Disaster recovery architecture should be tested against realistic scenarios: regional outage, corrupted integration payloads, failed database migration, message backlog surge, or ERP endpoint unavailability during a production peak. Recovery plans must include technical restoration steps and business coordination procedures. In manufacturing, operational continuity depends on both.
Executive teams should ask a simple question: if a critical region or integration fails during a high-volume production window, can the platform continue core operations, degrade gracefully, or recover within an agreed business threshold? If the answer is unclear, the architecture is not yet enterprise-ready.

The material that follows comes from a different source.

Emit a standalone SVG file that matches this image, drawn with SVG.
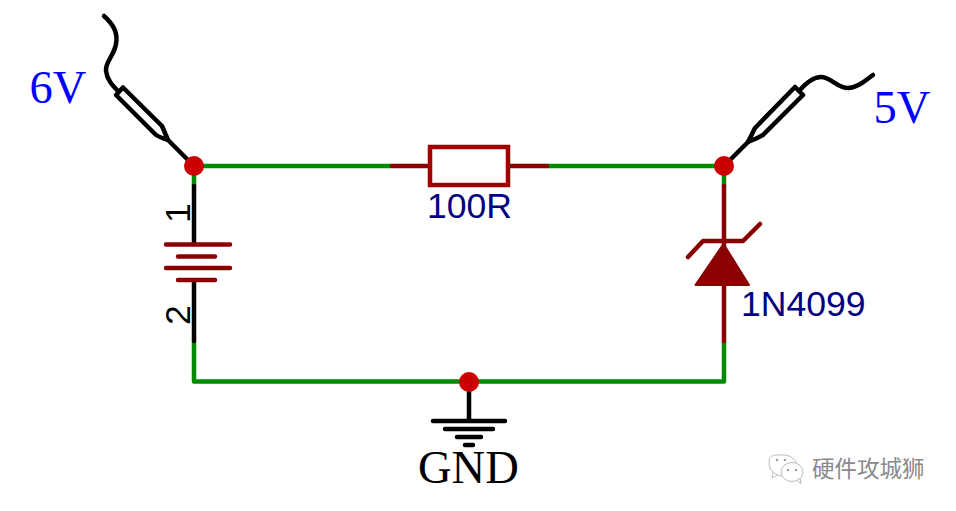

Executive recommendations for manufacturing SaaS leaders
First, align architecture decisions with manufacturing operating realities rather than generic SaaS patterns. Plant operations, ERP dependencies, and regional compliance should shape tenancy, integration, and resilience choices. Second, invest early in platform engineering and deployment automation because operational inconsistency becomes expensive long before raw infrastructure capacity is exhausted.
Third, define a cloud governance model that balances standardization with customer-specific flexibility. Fourth, classify workloads by business criticality so resilience spending is targeted where continuity matters most. Finally, treat observability, disaster recovery, and cost governance as board-level enablers of scale, not technical afterthoughts.
For manufacturing SaaS providers and enterprise modernization teams, scalable growth comes from connected cloud operations architecture: governed platforms, resilient integrations, automated delivery, and infrastructure designed for operational reliability. That is the difference between a platform that merely runs in the cloud and one that can support global manufacturing transformation.